Grand Challenge Scholars Program (2011)
Mentor: Christina White and Tony Petrosino,
University of Texas at Austin
Student: Rachel Alexander, Rice University
This summer I had the opportunity to work on a variety of different projects at the University of Texas at Austin. I served as a mentor during the two-week summer robotics camp for underprivileged middle school students, Beyond Blackboards, where I learned about the value of mentoring to both the students and the mentor. Through DTEACh, I also had the opportunity to mentor teachers undergoing professional development to learn the same engineering skills we had taught the students in camp so that they could apply these skills to their own lessons. I also worked with my mentor, Dr. Christina White, in starting up a Grand Challenge Scholars Program (GCSP) at the University of Texas, in which the students enrolled will spend their college careers performing research and engineering design around one of the National Academy of Engineering (NAE) Grand Challenges. I worked with a team to create a variety of curricular materials as well as recruitment strategies for the program. Working with the GCSP led me to my own research – designing an improved curricular model for a high school course in engineering design, modeled loosely after the GCSP. Through the BER REU program itself, I was also exposed to units on medical and clinical ethics, as well as technical communication.
Applying How People Learn (HPL) Principles to a Dialysis Based Physiology Lab (2012)

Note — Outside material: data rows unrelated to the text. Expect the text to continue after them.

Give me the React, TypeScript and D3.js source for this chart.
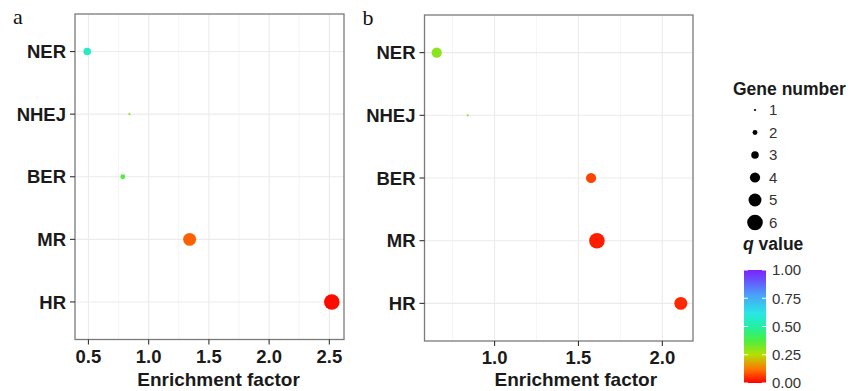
import React from 'react';
import * as d3 from 'd3';

const pathways = ['NER', 'NHEJ', 'BER', 'MR', 'HR'];

// panel a
const enrichA = [0.49, 0.84, 0.785, 1.34, 2.52];
const genesA = [3, 1, 2, 5, 6];
const qA = [0.56, 0.3, 0.37, 0.1, 0.01];

// panel b
const enrichB = [0.655, 0.84, 1.575, 1.61, 2.11];
const genesB = [4, 1, 4, 6, 5];
const qB = [0.3, 0.29, 0.07, 0.03, 0.04];

const ticksA = [0.5, 1.0, 1.5, 2.0, 2.5];
const ticksB = [1.0, 1.5, 2.0];
const sizeLevels = [1, 2, 3, 4, 5, 6];
const qTicks = [0, 0.25, 0.5, 0.75, 1];

const W = 857;
const H = 391;
const FONT = '"Liberation Sans", Arial, sans-serif';

const colorStops: [number, string][] = [
  [0, '#ff0000'],
  [0.12, '#ff7400'],
  [0.25, '#b4e000'],
  [0.38, '#48ee44'],
  [0.5, '#22f0a4'],
  [0.62, '#2ae6e6'],
  [0.78, '#4aa0f8'],
  [0.9, '#6458fc'],
  [1, '#8020ff'],
];
const qColor = d3.scaleLinear<string>()
  .domain(colorStops.map(d => d[0]))
  .range(colorStops.map(d => d[1]))
  .interpolate(d3.interpolateRgb);

const rScale = d3.scaleLinear().domain([1, 6]).range([1.1, 7.8]);

interface PanelProps {
  label: string;
  left: number;
  right: number;
  top: number;
  bottom: number;
  enrich: number[];
  genes: number[];
  q: number[];
  ticks: number[];
  titleShift: number;
}

function Panel({ label, left, right, top, bottom, enrich, genes, q, ticks, titleShift }: PanelProps) {
  const [lo, hi] = d3.extent(enrich) as [number, number];
  const pad = (hi - lo) * 0.05;
  const x = d3.scaleLinear().domain([lo - pad, hi + pad]).range([left, right]);
  const y = d3.scalePoint<string>().domain(pathways).range([top, bottom]).padding(0.6);

  // minor grid halfway between the majors
  const minor: number[] = [];
  for (let v = 0.25; v < 3; v += 0.5) {
    if (v > x.domain()[0] && v < x.domain()[1]) minor.push(v);
  }

  return (
    <g>
      <text x={left - 62} y={top + 10} fontFamily='"Liberation Serif", serif' fontSize={22} fill="#111">{label}</text>
      {minor.map(v => (
        <line key={'m' + v} x1={x(v)} x2={x(v)} y1={top} y2={bottom} stroke="#f5f5f5" strokeWidth={1} />
      ))}
      {ticks.map(v => (
        <line key={'g' + v} x1={x(v)} x2={x(v)} y1={top} y2={bottom} stroke="#ebebeb" strokeWidth={1.1} />
      ))}
      {pathways.map(p => (
        <line key={'h' + p} x1={left} x2={right} y1={y(p)} y2={y(p)} stroke="#ebebeb" strokeWidth={1.1} />
      ))}
      {pathways.map((p, i) => (
        <circle key={'c' + p} cx={x(enrich[i])} cy={y(p)} r={rScale(genes[i])} fill={qColor(q[i])} />
      ))}
      <rect x={left} y={top} width={right - left} height={bottom - top} fill="none" stroke="#7a7a7a" strokeWidth={1.3} />
      {pathways.map(p => (
        <g key={'yl' + p}>
          <line x1={left - 5} x2={left} y1={y(p)} y2={y(p)} stroke="#333" strokeWidth={1.1} />
          <text x={left - 9} y={y(p)} dy="0.36em" textAnchor="end" fontFamily={FONT} fontWeight="bold" fontSize={18.5} fill="#1a1a1a">{p}</text>
        </g>
      ))}
      {ticks.map(v => (
        <g key={'xl' + v}>
          <line x1={x(v)} x2={x(v)} y1={bottom} y2={bottom + 5} stroke="#333" strokeWidth={1.1} />
          <text x={x(v)} y={bottom + 23} textAnchor="middle" fontFamily={FONT} fontWeight="bold" fontSize={18.5} fill="#1a1a1a">{v.toFixed(1)}</text>
        </g>
      ))}
      <text x={(left + right) / 2 + titleShift} y={386} textAnchor="middle" fontFamily={FONT} fontWeight="bold" fontSize={19} fill="#1a1a1a">Enrichment factor</text>
    </g>
  );
}

function Legend() {
  const lx = 733;
  const rowY = d3.scaleLinear().domain([1, 6]).range([110, 222.5]);
  const barTop = 268;
  const barBottom = 385;
  const qy = d3.scaleLinear().domain([0, 1]).range([barBottom - 2, barTop + 2]);
  return (
    <g fontFamily={FONT}>
      <text x={lx} y={95} fontWeight="bold" fontSize={17.5} fill="#1a1a1a">Gene number</text>
      {sizeLevels.map(s => (
        <g key={'s' + s}>
          <circle cx={755} cy={rowY(s)} r={rScale(s)} fill="#000" />
          <text x={769} y={rowY(s)} dy="0.36em" fontSize={15} fill="#333">{s}</text>
        </g>
      ))}
      <text x={lx + 10} y={250} fontWeight="bold" fontSize={17.5} fill="#1a1a1a">
        <tspan fontStyle="italic">q</tspan> value
      </text>
      <defs>
        <linearGradient id="qgrad" x1="0" y1="1" x2="0" y2="0">
          {colorStops.map(([o, c]) => (
            <stop key={'st' + o} offset={o} stopColor={c} />
          ))}
        </linearGradient>
      </defs>
      <rect x={744} y={qy(1)} width={22} height={qy(0) - qy(1)} fill="url(#qgrad)" />
      {qTicks.map(v => (
        <g key={'q' + v}>
          <line x1={744} x2={748} y1={qy(v)} y2={qy(v)} stroke="#fff" strokeWidth={1} />
          <line x1={762} x2={766} y1={qy(v)} y2={qy(v)} stroke="#fff" strokeWidth={1} />
          <text x={772} y={qy(v)} dy="0.36em" fontSize={15} fill="#333">{v.toFixed(2)}</text>
        </g>
      ))}
    </g>
  );
}

export default function App() {
  return (
    <svg width={W} height={H} style={{ position: 'absolute', left: 0, top: 0, background: '#fff' }}>
      <Panel label="a" left={75} right={344} top={14} bottom={339.5}
        enrich={enrichA} genes={genesA} q={qA} ticks={ticksA} titleShift={9} />
      <Panel label="b" left={424.5} right={693} top={15} bottom={341}
        enrich={enrichB} genes={genesB} q={qB} ticks={ticksB} titleShift={17} />
      <Legend />
    </svg>
  );
}
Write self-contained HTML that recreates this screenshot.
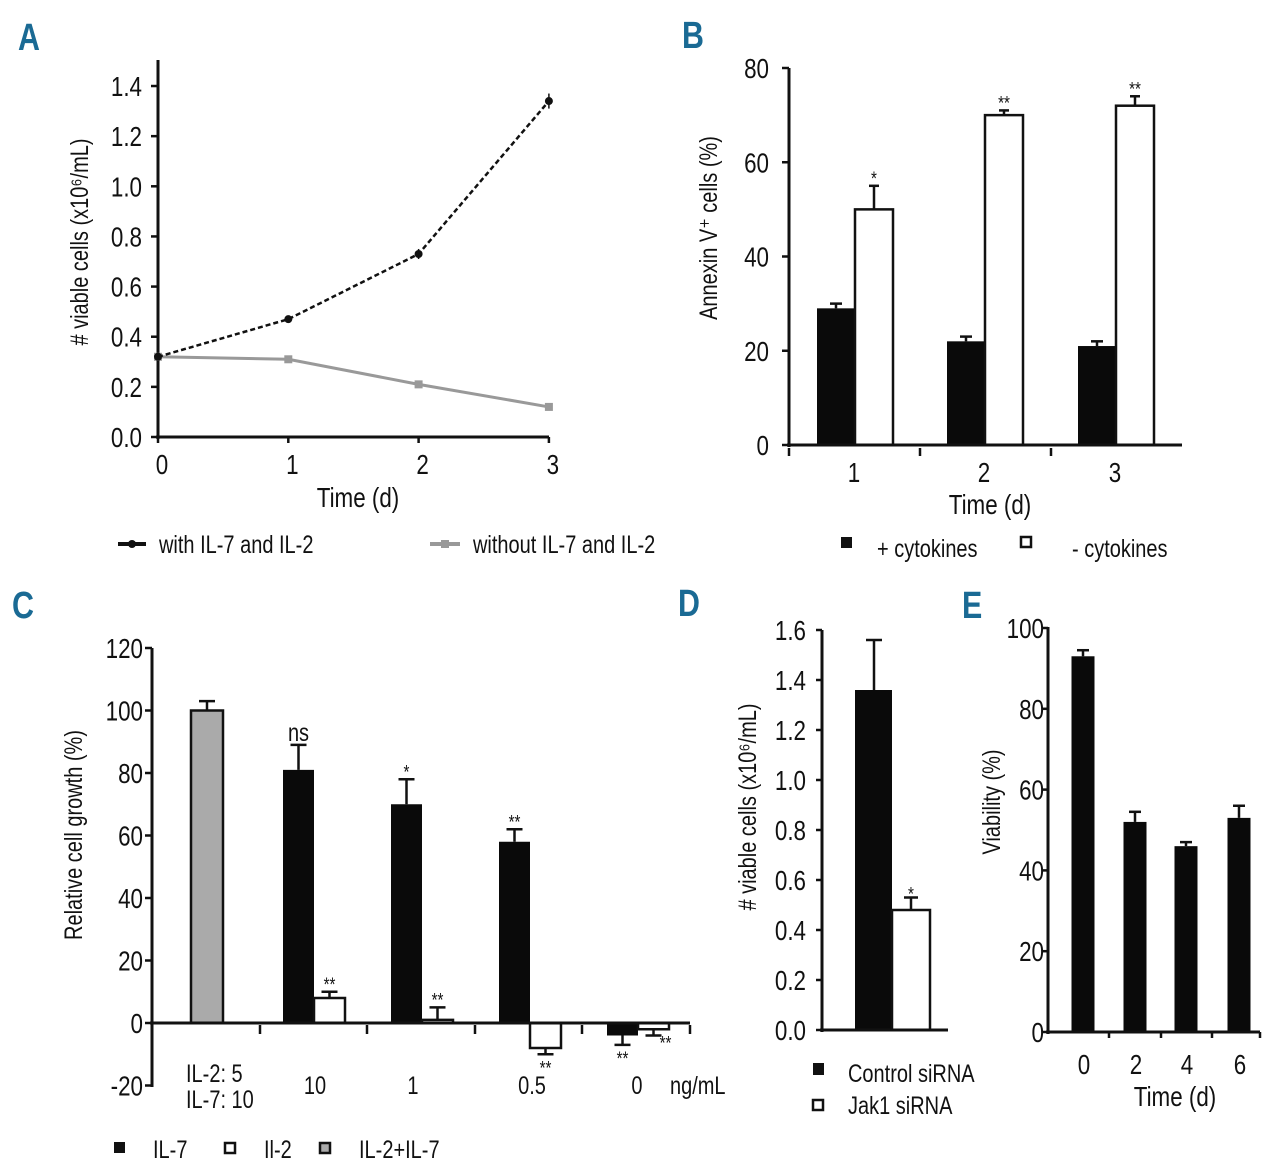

Mentor: David Schneeweis, Northwestern University
Student: Arun Singh, Syracuse University
University level education has been primarily focused on 50-60 minute classes that are primarily lectures, with little discussion time added in. Although this technique has been working for some time in helping students obtain knowledge, recent research shows there that interactive teaching techniques grant student a better ability to apply their knowledge appropriately. One form of this kind of teaching is known as challenge-based instruction (CBI), and is based on principles from the book How People Learn: Brain, Mind, Experience, and School, authored by John Bransford, Ann Brown and Rodney Cocking. Rather than listening to the professor spend the entire class on a lecture, students are engaged by CBI through discussion with the professor and each other.
The purpose of my project, supervised by David Schneeweis, was to redesign an existing junior level physiology lab to make it challenge based rather than “cookbook-based.” The lab uses a dialyzer-circuit to replicate the human kidney, and has students make measurements to learn about filtration rate and its driving forces. Currently, students are given the lab manual and a prebuilt circuit, and they follow the instructions to make measurements, obtain data and create graphs to learn relationships between variables. Our goal this summer 2012 was to redesign the lab to help students truly understand what happens in the circuit and why, instead of giving them the circuit and the instructions, and letting them almost mindlessly, in a sense, go through the lab. We also wanted to incorporate data analysis in MATLAB so that the students would learn how to be proficient in MATLAB while realizing the significance of uncertainty and confidence intervals.